> _EXERCISE REQUIREMENTS_
Report every line from the material that contains the word "chart".

══════

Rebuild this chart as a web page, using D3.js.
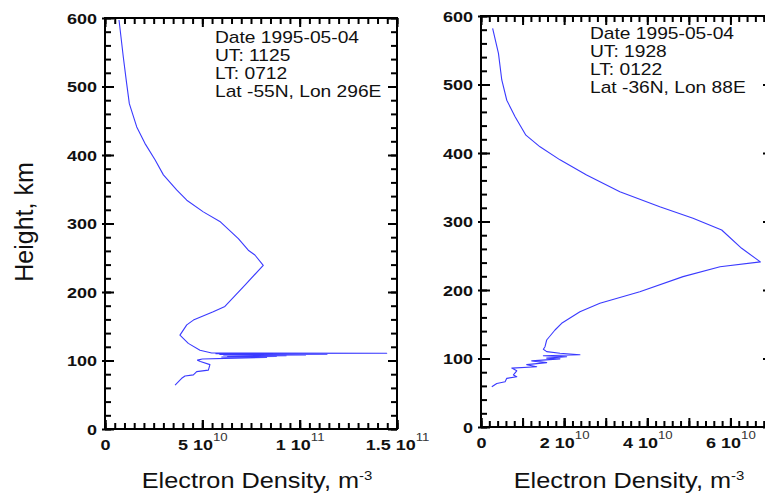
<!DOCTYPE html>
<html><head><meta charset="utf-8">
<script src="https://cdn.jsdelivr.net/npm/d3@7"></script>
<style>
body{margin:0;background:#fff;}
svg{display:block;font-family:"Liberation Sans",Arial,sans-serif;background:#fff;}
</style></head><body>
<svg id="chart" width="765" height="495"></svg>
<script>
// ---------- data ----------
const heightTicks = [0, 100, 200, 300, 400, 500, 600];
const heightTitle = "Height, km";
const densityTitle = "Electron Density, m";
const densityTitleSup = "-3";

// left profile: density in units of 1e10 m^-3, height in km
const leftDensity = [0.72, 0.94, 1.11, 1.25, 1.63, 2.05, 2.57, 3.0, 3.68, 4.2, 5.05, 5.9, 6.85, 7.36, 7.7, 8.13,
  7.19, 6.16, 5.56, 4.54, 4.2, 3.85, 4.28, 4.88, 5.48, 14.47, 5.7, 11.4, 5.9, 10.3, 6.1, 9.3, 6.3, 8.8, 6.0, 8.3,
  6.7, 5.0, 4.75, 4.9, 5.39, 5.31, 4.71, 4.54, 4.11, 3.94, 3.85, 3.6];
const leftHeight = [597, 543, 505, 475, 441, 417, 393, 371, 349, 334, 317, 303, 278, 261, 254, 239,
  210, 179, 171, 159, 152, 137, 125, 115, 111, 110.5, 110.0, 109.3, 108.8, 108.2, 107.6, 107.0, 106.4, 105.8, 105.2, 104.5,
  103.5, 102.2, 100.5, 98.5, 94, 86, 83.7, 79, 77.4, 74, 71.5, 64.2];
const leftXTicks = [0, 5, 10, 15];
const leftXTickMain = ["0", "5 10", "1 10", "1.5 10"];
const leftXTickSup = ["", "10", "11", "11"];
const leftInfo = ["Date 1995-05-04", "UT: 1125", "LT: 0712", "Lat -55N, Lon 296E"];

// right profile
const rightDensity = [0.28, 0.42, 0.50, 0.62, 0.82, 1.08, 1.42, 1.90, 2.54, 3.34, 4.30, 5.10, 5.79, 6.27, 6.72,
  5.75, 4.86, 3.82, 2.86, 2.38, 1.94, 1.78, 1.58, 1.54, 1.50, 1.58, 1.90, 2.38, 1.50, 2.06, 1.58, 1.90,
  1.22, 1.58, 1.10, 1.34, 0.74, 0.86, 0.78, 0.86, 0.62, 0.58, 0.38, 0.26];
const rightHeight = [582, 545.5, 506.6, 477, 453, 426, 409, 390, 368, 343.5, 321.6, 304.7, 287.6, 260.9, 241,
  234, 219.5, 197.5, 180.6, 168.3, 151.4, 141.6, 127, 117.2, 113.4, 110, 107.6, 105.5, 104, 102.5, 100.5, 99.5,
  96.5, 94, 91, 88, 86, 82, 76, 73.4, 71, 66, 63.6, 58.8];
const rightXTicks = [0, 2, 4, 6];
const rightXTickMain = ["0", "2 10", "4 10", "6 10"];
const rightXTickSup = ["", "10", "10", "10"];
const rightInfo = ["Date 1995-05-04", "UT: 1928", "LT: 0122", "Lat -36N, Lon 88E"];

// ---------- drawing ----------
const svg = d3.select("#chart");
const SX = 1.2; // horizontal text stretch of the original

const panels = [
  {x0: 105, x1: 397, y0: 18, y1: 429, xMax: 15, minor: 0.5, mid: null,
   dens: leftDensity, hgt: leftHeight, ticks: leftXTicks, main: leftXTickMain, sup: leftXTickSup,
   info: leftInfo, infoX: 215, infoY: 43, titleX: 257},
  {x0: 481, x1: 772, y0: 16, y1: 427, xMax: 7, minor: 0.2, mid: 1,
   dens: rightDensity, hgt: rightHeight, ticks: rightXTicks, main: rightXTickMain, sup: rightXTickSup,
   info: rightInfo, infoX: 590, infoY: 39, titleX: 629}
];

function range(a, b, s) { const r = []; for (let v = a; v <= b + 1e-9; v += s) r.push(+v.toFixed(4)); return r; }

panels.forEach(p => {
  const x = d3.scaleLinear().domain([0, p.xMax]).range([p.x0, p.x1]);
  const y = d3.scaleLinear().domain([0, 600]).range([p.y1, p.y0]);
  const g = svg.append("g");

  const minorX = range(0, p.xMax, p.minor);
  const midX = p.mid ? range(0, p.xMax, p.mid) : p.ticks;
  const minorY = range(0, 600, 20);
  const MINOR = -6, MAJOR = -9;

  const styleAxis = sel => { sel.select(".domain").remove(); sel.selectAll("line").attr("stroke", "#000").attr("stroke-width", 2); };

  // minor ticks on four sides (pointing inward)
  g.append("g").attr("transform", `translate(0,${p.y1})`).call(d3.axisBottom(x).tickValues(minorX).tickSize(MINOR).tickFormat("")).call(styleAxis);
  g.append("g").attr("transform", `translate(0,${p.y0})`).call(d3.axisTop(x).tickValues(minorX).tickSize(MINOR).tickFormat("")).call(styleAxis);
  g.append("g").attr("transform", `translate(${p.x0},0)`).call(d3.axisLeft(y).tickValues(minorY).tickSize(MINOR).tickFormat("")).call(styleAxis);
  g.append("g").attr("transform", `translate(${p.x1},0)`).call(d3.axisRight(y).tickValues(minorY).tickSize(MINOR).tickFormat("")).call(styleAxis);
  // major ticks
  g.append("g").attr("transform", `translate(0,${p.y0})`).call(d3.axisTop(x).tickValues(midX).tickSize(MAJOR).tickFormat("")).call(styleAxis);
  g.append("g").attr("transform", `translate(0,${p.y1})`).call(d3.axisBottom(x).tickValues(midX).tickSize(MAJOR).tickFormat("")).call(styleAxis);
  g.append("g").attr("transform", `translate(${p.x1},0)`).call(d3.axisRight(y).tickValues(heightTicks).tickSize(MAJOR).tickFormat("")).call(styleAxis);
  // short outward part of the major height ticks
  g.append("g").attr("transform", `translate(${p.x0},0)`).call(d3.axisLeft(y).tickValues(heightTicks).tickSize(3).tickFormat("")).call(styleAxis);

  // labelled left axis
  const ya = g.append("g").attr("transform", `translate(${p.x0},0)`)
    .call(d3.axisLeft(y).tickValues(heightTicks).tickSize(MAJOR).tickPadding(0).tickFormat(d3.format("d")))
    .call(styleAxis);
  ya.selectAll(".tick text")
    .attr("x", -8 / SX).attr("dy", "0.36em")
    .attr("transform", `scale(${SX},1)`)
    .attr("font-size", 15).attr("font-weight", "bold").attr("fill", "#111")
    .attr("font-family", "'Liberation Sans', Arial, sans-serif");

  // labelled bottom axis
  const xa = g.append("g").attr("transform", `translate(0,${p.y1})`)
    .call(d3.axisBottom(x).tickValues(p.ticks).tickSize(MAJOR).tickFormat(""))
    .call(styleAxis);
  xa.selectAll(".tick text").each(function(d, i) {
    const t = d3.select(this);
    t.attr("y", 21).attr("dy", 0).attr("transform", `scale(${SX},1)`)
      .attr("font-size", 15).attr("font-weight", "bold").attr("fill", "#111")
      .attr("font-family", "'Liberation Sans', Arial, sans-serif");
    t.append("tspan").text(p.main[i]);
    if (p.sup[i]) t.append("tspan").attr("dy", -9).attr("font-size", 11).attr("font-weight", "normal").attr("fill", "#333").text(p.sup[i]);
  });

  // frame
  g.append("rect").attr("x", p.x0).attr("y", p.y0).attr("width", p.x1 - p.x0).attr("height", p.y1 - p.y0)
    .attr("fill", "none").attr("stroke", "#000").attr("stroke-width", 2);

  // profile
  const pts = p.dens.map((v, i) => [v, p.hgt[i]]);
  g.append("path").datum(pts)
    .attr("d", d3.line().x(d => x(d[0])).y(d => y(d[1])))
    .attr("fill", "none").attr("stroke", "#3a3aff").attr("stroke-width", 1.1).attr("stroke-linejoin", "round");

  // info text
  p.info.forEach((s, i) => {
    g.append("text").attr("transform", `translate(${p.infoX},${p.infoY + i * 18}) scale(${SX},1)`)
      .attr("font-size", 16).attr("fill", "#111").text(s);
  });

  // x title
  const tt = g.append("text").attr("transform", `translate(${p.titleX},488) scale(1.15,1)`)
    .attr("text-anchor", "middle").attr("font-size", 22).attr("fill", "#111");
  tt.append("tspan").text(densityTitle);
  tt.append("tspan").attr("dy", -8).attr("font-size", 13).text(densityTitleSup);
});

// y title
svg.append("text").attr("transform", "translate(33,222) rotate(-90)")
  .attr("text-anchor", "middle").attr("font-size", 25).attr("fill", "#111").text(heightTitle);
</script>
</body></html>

══════

> _SOLUTION FOR THIS TASK_
Rebuild this chart as a web page, using D3.js.
<svg id="chart" width="765" height="495"></svg>
const svg = d3.select("#chart");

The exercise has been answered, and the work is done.